In practice, this frames synthetic data less as a standalone privacy tool and more as an operational necessity for training and validating models in environments where real-world data is scarce, expensive, or sensitive. It also signals that governance for synthetic data and digital twin pipelines is moving into mainstream enterprise delivery—especially where safety, reliability, and traceability matter.

  • Industrial data scarcity is becoming a product requirement: digital twins plus synthetic data are being packaged as a repeatable approach to train and test models when real sensor/robotics data is limited or hard to label.
  • Privacy and bias controls shift “left” into simulation: synthetic data generation can reduce exposure of sensitive operational data while enabling more targeted coverage of edge cases (a common source of bias and safety failures).
  • Governance needs to cover the twin, not just the model: as enterprises operationalize these pipelines, auditability must extend to simulator configuration, synthetic data provenance, and how synthetic-to-real gaps are measured.

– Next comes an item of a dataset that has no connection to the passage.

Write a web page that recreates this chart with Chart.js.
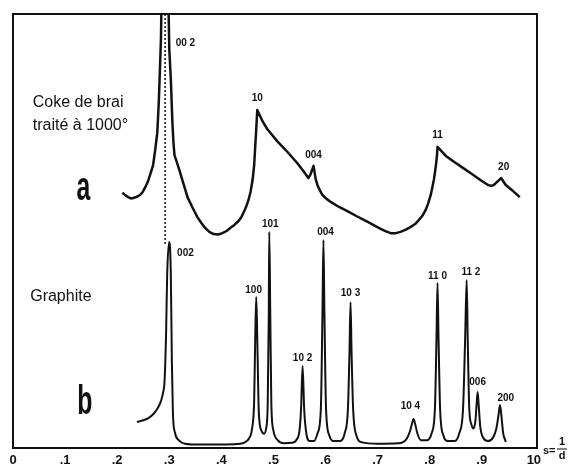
<!DOCTYPE html>
<html>
<head>
<meta charset="utf-8">
<script src="https://cdn.jsdelivr.net/npm/chart.js@4.4.1/dist/chart.umd.min.js"></script>
<style>
  html, body { margin: 0; padding: 0; background: #fff; }
  canvas { display: block; }
</style>
</head>
<body>
<canvas id="xrd" width="568" height="466"></canvas>
<script>
// s = 1/d on x, intensity (arbitrary, 0-100 = frame height) on y
const tickValues = [0, 0.1, 0.2, 0.3, 0.4, 0.5, 0.6, 0.7, 0.8, 0.9, 1.0];
const tickLabels = ['0', '.1', '.2', '.3', '.4', '.5', '.6', '.7', '.8', '.9', '10'];

// a: coke de brai traité à 1000°
const cokeS = [0.210, 0.216, 0.221, 0.226, 0.231, 0.238, 0.244, 0.249, 0.254, 0.259, 0.263, 0.266, 0.269, 0.273, 0.277, 0.280, 0.284, 0.2915, 0.300, 0.303, 0.306, 0.308, 0.310, 0.315, 0.320, 0.325, 0.330, 0.335, 0.345, 0.354, 0.362, 0.369, 0.377, 0.385, 0.394, 0.402, 0.410, 0.417, 0.425, 0.433, 0.438, 0.442, 0.447, 0.452, 0.456, 0.460, 0.463, 0.465, 0.467, 0.469, 0.479, 0.488, 0.508, 0.527, 0.546, 0.560, 0.567, 0.571, 0.574, 0.577, 0.579, 0.581, 0.585, 0.590, 0.594, 0.602, 0.610, 0.625, 0.642, 0.660, 0.681, 0.695, 0.706, 0.716, 0.725, 0.735, 0.744, 0.754, 0.763, 0.772, 0.779, 0.786, 0.792, 0.797, 0.802, 0.805, 0.808, 0.810, 0.812, 0.814, 0.815, 0.831, 0.846, 0.863, 0.879, 0.898, 0.912, 0.918, 0.923, 0.931, 0.937, 0.946, 0.960, 0.973];
const cokeI = [58.8, 58.2, 57.8, 57.5, 57.6, 57.9, 58.3, 59.0, 60.1, 61.4, 62.9, 64.0, 65.2, 68.7, 72.6, 80, 94, 150, 92, 85, 75, 70.5, 67.5, 65.7, 63.8, 61.8, 59.8, 57.8, 55.3, 53.2, 51.8, 50.7, 49.8, 49.3, 49.2, 49.5, 50.0, 50.7, 51.4, 52.3, 53.1, 54.1, 55.4, 57.1, 59.0, 61.8, 65.2, 69.4, 73.5, 77.9, 75.3, 73.5, 70.6, 68.2, 65.6, 63.4, 62.2, 63.0, 64.0, 65.0, 63.5, 62.0, 60.4, 59.2, 58.3, 57.4, 56.7, 55.6, 54.6, 53.4, 52.1, 51.2, 50.5, 49.9, 49.5, 49.5, 49.8, 50.3, 50.9, 51.6, 52.5, 53.5, 54.8, 56.3, 58.3, 60.0, 61.8, 63.4, 65.2, 67.4, 69.4, 67.3, 66.0, 64.6, 63.3, 61.7, 60.6, 60.4, 60.6, 61.5, 62.2, 60.6, 59.2, 57.8];
const cokePeakNames = ['00 2', '10', '004', '11', '20'];
const cokePeakS = [0.331, 0.469, 0.577, 0.815, 0.942];
const cokePeakI = [93.3, 80.6, 67.5, 72.1, 64.7];

// b: graphite
const graphiteS = [0.238, 0.250, 0.260, 0.270, 0.278, 0.284, 0.288, 0.291, 0.294, 0.296, 0.300, 0.303, 0.305, 0.307, 0.311, 0.318, 0.330, 0.360, 0.400, 0.430, 0.445, 0.453, 0.459, 0.463, 0.465, 0.467, 0.469, 0.472, 0.477, 0.482, 0.486, 0.489, 0.491, 0.492, 0.494, 0.496, 0.500, 0.508, 0.520, 0.535, 0.545, 0.550, 0.553, 0.556, 0.559, 0.563, 0.570, 0.578, 0.585, 0.591, 0.594, 0.596, 0.598, 0.601, 0.607, 0.615, 0.628, 0.637, 0.643, 0.646, 0.648, 0.650, 0.653, 0.659, 0.670, 0.700, 0.740, 0.755, 0.762, 0.766, 0.769, 0.772, 0.776, 0.783, 0.795, 0.804, 0.810, 0.813, 0.815, 0.817, 0.820, 0.826, 0.835, 0.848, 0.857, 0.864, 0.868, 0.871, 0.873, 0.876, 0.880, 0.884, 0.888, 0.890, 0.892, 0.894, 0.897, 0.903, 0.912, 0.922, 0.928, 0.932, 0.935, 0.938, 0.941, 0.946];
const graphiteI = [6.0, 6.4, 6.9, 7.9, 9.2, 10.8, 12.7, 15.5, 27, 40, 47.5, 40, 20, 8, 3.5, 1.8, 1.0, 0.8, 0.8, 0.9, 1.3, 2.2, 4.5, 11, 25, 34.8, 25, 8, 4.0, 3.3, 4.5, 10, 30, 49.8, 30, 10, 4.0, 1.8, 1.1, 1.2, 2.0, 4.0, 9, 18.9, 9, 3.5, 1.6, 1.6, 3.5, 9, 30, 47.9, 30, 9, 3.0, 1.6, 1.6, 3.5, 9, 22, 33.6, 22, 9, 3.0, 1.3, 1.0, 1.1, 2.0, 3.8, 5.6, 6.7, 5.6, 3.5, 1.8, 1.8, 3.5, 9, 25, 38.0, 25, 9, 3.0, 1.6, 1.6, 3.5, 9, 25, 38.7, 25, 9, 5.5, 4.5, 6.5, 10, 12.9, 10, 5, 2.3, 1.6, 2.5, 4.5, 7.5, 9.9, 7, 3.5, 1.4];
const graphitePeakNames = ['002', '100', '101', '10 2', '004', '10 3', '10 4', '11 0', '11 2', '006', '200'];
const graphitePeakS = [0.331, 0.462, 0.494, 0.556, 0.600, 0.648, 0.763, 0.815, 0.879, 0.892, 0.946];
const graphitePeakI = [44.9, 36.4, 51.6, 20.7, 49.8, 35.7, 9.7, 39.6, 40.6, 15.2, 11.5];

// dotted guide from the coke 002 peak down to the graphite 002 peak
const guideS = [0.292, 0.292];
const guideI = [100, 47];

const toPoints = (xs, ys) => xs.map((x, i) => ({ x, y: ys[i] }));

const annotations = {
  id: 'annotations',
  afterDatasetsDraw(chart) {
    const { ctx, chartArea: area, scales: { x, y } } = chart;
    ctx.save();
    ctx.fillStyle = '#111';
    ctx.strokeStyle = '#111';

    // frame
    ctx.lineWidth = 2;
    ctx.strokeRect(area.left, area.top, area.right - area.left, area.bottom - area.top);

    // peak indices
    ctx.font = 'bold 10px "Liberation Sans", Arial, sans-serif';
    ctx.textAlign = 'center';
    ctx.textBaseline = 'middle';
    cokePeakNames.forEach((t, i) => ctx.fillText(t, x.getPixelForValue(cokePeakS[i]), y.getPixelForValue(cokePeakI[i])));
    graphitePeakNames.forEach((t, i) => ctx.fillText(t, x.getPixelForValue(graphitePeakS[i]), y.getPixelForValue(graphitePeakI[i])));

    // sample names
    ctx.font = '16px "Liberation Sans", Arial, sans-serif';
    ctx.textAlign = 'left';
    ctx.fillText('Coke de brai', x.getPixelForValue(0.038), y.getPixelForValue(79.7));
    ctx.fillText('traité à 1000°', x.getPixelForValue(0.038), y.getPixelForValue(74.4));
    ctx.fillText('Graphite', x.getPixelForValue(0.033), y.getPixelForValue(35.0));

    // big condensed letters
    ctx.font = 'bold 40px "Liberation Sans", Arial, sans-serif';
    ctx.textAlign = 'center';
    [['a', 0.135, 59.7], ['b', 0.138, 10.4]].forEach(([t, s, v]) => {
      ctx.save();
      ctx.translate(x.getPixelForValue(s), y.getPixelForValue(v));
      ctx.scale(0.62, 1);
      ctx.fillText(t, 0, 0);
      ctx.restore();
    });

    // axis name s = 1/d
    const ax = area.right + 6;
    const ay = area.bottom;
    ctx.font = 'bold 11px "Liberation Sans", Arial, sans-serif';
    ctx.textAlign = 'left';
    ctx.fillText('s=', ax, ay + 3);
    ctx.textAlign = 'center';
    ctx.fillText('1', ax + 19, ay - 6);
    ctx.fillText('d', ax + 19, ay + 8);
    ctx.lineWidth = 1;
    ctx.beginPath();
    ctx.moveTo(ax + 14, ay + 1);
    ctx.lineTo(ax + 24, ay + 1);
    ctx.stroke();
    ctx.restore();
  }
};

new Chart(document.getElementById('xrd'), {
  type: 'line',
  data: {
    datasets: [
      {
        data: toPoints(cokeS, cokeI),
        borderColor: '#111',
        borderWidth: 2.5,
        borderJoinStyle: 'round',
        pointRadius: 0,
        tension: 0,
        fill: false
      },
      {
        data: toPoints(graphiteS, graphiteI),
        borderColor: '#111',
        borderWidth: 2,
        pointRadius: 0,
        cubicInterpolationMode: 'monotone',
        fill: false
      },
      {
        data: toPoints(guideS, guideI),
        borderColor: '#111',
        borderWidth: 1.5,
        borderDash: [2, 2],
        pointRadius: 0,
        fill: false
      }
    ]
  },
  options: {
    responsive: false,
    devicePixelRatio: 1,
    animation: false,
    layout: { padding: { left: 13, top: 14, right: 31, bottom: 0 } },
    plugins: { legend: { display: false }, tooltip: { enabled: false } },
    scales: {
      x: {
        type: 'linear',
        min: 0,
        max: 1.006,
        afterBuildTicks: scale => { scale.ticks = tickValues.map(value => ({ value })); },
        afterFit: scale => { scale.height = 18; },
        grid: { display: false, drawTicks: false },
        border: { display: false },
        ticks: {
          autoSkip: false,
          maxRotation: 0,
          padding: 5,
          color: '#111',
          font: { family: '"Liberation Sans", Arial, sans-serif', size: 13, weight: 'bold' },
          callback: (value, index) => tickLabels[index]
        }
      },
      y: { display: false, min: 0, max: 100 }
    }
  },
  plugins: [annotations]
});
</script>
</body>
</html>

[Talk] Chenyang Zhong: Faithful and Efficient Synthetic Data Generation via Penalized Optimal Transport Network

The University of Rhode Island announced a March 4, 2026 talk by Chenyang Zhong (Columbia University) on POTNet (Penalized Optimal Transport Network), described as a deep generative model that uses penalized optimal transport to generate “faithful” synthetic data. The talk summary highlights two claimed advantages: mitigating mode collapse and improving efficiency relative to Wasserstein GANs.

For practitioners, the key takeaway is methodological: the work aims to tighten the link between synthetic data quality and the underlying data distribution, while also improving training stability and runtime efficiency. If those properties hold in applied settings, POTNet-style approaches could be useful not only for augmentation, but also for privacy-preserving evaluation workflows where poor coverage (or mode collapse) can quietly invalidate conclusions.

  • Faithfulness is a governance issue, not just a research metric: synthetic data that collapses modes can produce misleading model validation results and weakens claims about representativeness.
  • Efficiency matters for enterprise pipelines: if POTNet reduces compute/training overhead versus Wasserstein GANs, it lowers the cost of iterative synthetic dataset refreshes and monitoring.
  • Theoretical guarantees can support accountability: methods grounded in optimal transport may offer clearer reasoning about distributional alignment—useful for compliance narratives and internal risk reviews.